Shoigu acknowledged that “supply problems existed in the early stages,” but told Putin that they have now been resolved and that the reservists have received all necessary items.
Putin directed Shoigu to submit reform proposals for ground troops and other branches of the military based on their performance in Ukraine.
Russian missile and artillery barrages killed at least four people and injured ten more in 24 hours, the majority of whom were in eastern Ukraine’s Donetsk province, according to the country’s presidential office on Friday. Following a string of setbacks in the east, Russian forces were preparing for an assault on Bakhut.
According to the presidential office, Russian fire struck several towns across the Dnieper River from the Russian-occupied Zaporizhzhia Nuclear Power Plant. In Nikopol, shelling damaged dozens of residential buildings and knocked out power lines. Thousands of families in the neighboring towns of Marhanets and Chervonohryhorivka also lost power.
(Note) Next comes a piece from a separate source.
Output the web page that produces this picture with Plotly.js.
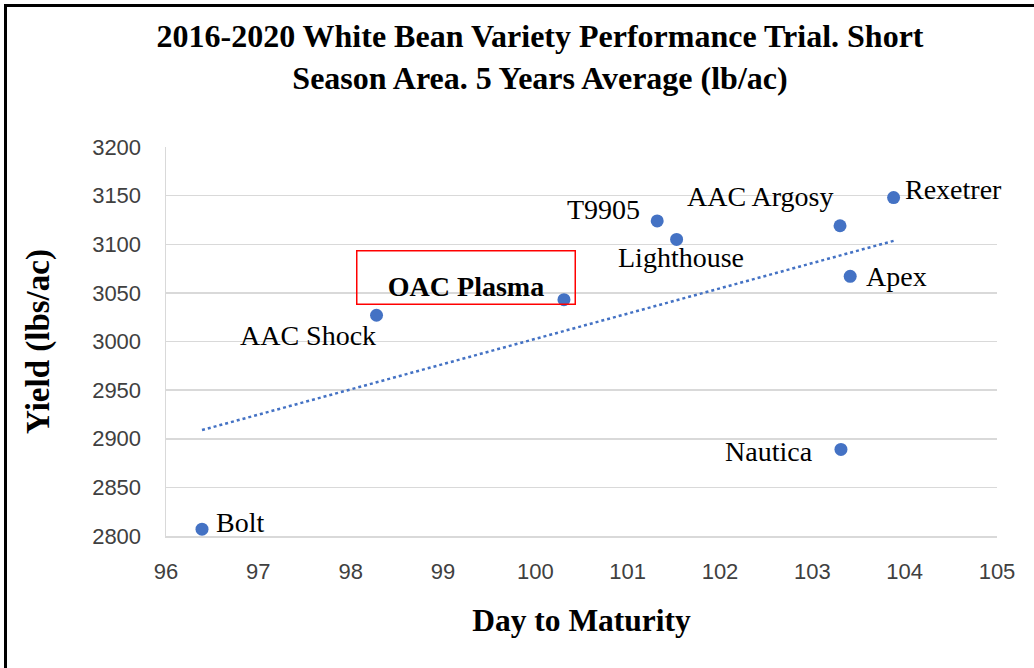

According to Mykolaiv regional governor Vitalii Kim, an S-300 air defense missile destroyed a three-story administrative building and damaged a new residential building nearby. Russian forces have frequently used converted S-300 missiles to strike Ukrainian ground targets.
While Russian forces pounded Ukrainian targets with missiles and artillery, Moscow pressed its ground advance on the cities of Bakhmut and Avdiikva, declaring the entire Donetsk region a “zone of active hostilities,” according to Gov. Pavlo Kyrylenko.
A Russian takeover of Bakhmut, which has remained in Ukrainian hands throughout the war, would open the way for the Kremlin to push on to other key Ukrainian strongholds in Donetsk.